As more and more scared peasants gathered in three main areas around the north of Quiché they began organising themselves, first of foremost for survival in such harsh conditions. Nazaria says that a simple warning system was established to alert people of the presence of the army. That was a first and vital task, she says. Feeding an increasingly large population also meant organising groups to sow grains and roots, or collect fruit. "Everyone had to work together, there was no time doing things individually, it had to be a collective effort," says Nazaria. They baptised themselves the Comunidades de Población en Resistencia, or Communities of People in Resistance, CPRs. "Why 'resistance', because there we were, resisting the bombs, resisting hunger, resisting every eventuality under the mountains," she says proudly.

 

 The Ixil triangle is a region in the Quiché province, noted for its majority Ixil indigenous population. Considered by the authorities as a historically "rebellious" group, during the late 70s and early 1980s the army deliberately targeted Ixil villages and communities as part of its terror campaigns.

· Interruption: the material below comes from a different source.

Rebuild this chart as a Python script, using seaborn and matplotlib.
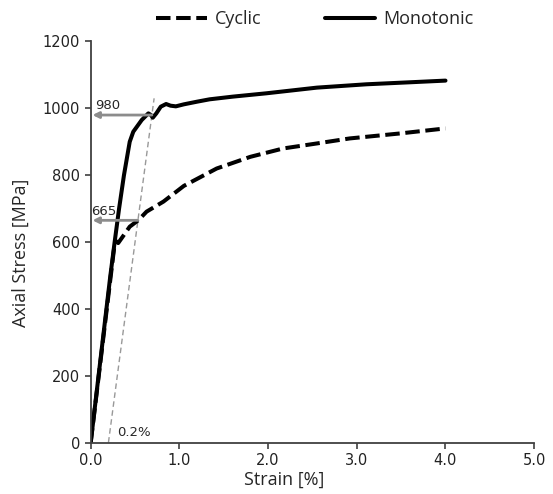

The 1998 Truth Commission, set up by the government and former guerrillas at the end of the civil war, details 669 separate massacres carried out by military and paramilitary forces. Of those, almost 80% (521) was concentrated in the densely populated indigenous regions of Quiche, Huehuetenango, Alta and Baja Verapaz. The commission reports that 83.3% of the victims of the killings were of Mayan origin.
"The identification of the Mayan communities with the insurgents was intentionally exaggerated by the State, which, based on traditional racist prejudices, used this identification to eliminate any present, or future possibilities of people providing help for, or joining, an insurgent project."


"The massacres, scorched earth operations, forced disappearances and executions of Mayan authorities, leaders and spiritual guides, were not only an attempt to destroy the social base of the guerrillas, but above all, to destroy the cultural values that ensured cohesion and collective action in Mayan communities."